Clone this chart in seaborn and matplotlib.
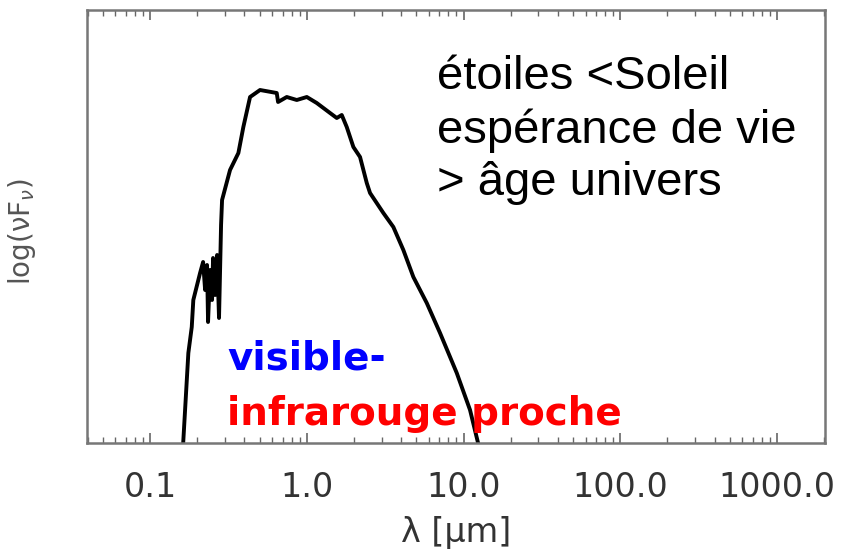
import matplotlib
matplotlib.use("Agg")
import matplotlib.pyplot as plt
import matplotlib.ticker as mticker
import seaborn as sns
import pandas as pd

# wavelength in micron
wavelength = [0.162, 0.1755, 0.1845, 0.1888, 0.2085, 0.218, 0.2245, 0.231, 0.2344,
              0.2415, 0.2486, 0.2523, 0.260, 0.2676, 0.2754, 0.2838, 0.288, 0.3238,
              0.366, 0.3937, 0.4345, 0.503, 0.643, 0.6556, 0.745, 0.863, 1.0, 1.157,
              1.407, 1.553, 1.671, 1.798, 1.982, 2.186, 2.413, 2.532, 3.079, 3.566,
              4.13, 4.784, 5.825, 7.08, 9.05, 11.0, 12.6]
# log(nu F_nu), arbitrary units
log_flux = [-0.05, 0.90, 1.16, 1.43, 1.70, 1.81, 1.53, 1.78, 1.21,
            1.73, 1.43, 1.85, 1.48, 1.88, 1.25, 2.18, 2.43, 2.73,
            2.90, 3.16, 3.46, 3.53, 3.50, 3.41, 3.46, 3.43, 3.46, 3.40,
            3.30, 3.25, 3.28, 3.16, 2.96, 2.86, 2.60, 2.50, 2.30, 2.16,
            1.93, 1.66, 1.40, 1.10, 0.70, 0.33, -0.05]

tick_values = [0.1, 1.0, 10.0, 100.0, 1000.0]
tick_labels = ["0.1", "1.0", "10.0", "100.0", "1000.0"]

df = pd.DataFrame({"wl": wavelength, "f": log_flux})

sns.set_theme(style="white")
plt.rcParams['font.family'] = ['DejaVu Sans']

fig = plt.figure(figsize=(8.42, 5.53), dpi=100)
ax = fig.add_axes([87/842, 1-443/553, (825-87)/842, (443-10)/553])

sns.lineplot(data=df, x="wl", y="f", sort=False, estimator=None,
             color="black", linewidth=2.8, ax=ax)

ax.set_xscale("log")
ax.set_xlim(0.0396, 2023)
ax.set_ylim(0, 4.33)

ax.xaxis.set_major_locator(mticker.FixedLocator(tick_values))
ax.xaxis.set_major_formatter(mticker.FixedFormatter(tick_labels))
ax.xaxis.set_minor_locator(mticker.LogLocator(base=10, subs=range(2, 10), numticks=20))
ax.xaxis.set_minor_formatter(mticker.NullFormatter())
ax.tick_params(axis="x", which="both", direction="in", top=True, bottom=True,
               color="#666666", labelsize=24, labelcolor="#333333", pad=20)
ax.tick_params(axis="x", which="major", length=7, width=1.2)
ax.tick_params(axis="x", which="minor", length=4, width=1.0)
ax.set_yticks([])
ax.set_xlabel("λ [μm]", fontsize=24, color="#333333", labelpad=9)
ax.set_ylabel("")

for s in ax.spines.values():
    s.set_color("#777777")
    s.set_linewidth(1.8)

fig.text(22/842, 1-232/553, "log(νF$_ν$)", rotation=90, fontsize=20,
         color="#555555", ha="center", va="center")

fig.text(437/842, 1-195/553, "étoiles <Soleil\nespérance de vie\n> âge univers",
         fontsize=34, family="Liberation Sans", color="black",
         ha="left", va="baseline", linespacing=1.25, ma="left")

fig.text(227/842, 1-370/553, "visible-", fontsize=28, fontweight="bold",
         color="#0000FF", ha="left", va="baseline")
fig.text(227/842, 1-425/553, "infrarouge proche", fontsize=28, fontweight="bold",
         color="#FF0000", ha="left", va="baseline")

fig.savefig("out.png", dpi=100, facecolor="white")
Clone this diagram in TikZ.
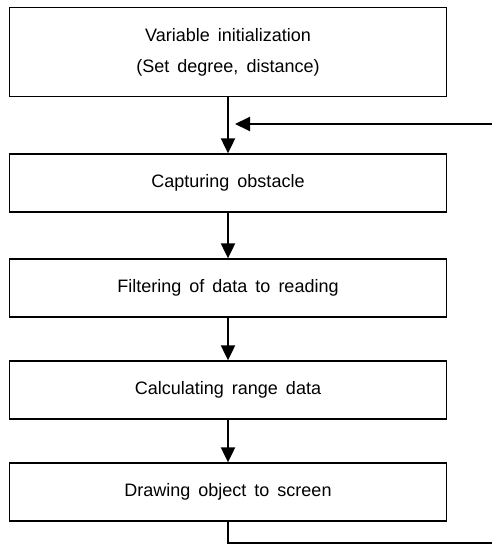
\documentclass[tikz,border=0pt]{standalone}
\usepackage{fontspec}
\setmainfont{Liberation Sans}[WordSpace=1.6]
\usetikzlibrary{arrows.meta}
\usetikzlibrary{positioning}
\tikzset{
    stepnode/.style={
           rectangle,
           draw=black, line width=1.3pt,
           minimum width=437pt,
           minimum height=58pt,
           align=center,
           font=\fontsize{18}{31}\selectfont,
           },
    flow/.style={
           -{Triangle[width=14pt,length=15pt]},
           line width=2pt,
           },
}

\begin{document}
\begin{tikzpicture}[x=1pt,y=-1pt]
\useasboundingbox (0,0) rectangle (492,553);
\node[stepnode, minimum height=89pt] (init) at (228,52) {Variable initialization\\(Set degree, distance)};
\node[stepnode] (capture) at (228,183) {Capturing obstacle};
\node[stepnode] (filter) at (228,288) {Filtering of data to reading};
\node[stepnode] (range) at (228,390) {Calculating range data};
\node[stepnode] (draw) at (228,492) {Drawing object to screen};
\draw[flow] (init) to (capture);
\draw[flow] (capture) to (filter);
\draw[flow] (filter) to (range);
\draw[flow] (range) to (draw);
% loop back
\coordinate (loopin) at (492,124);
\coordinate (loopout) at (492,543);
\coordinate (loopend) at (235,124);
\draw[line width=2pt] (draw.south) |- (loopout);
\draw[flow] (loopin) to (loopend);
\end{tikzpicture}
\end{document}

....

Search the data for "matplotlib" and list every line in which it occurs.

Clone this chart in seaborn and matplotlib.
import matplotlib
matplotlib.use("Agg")
import matplotlib.pyplot as plt
import matplotlib.ticker as mticker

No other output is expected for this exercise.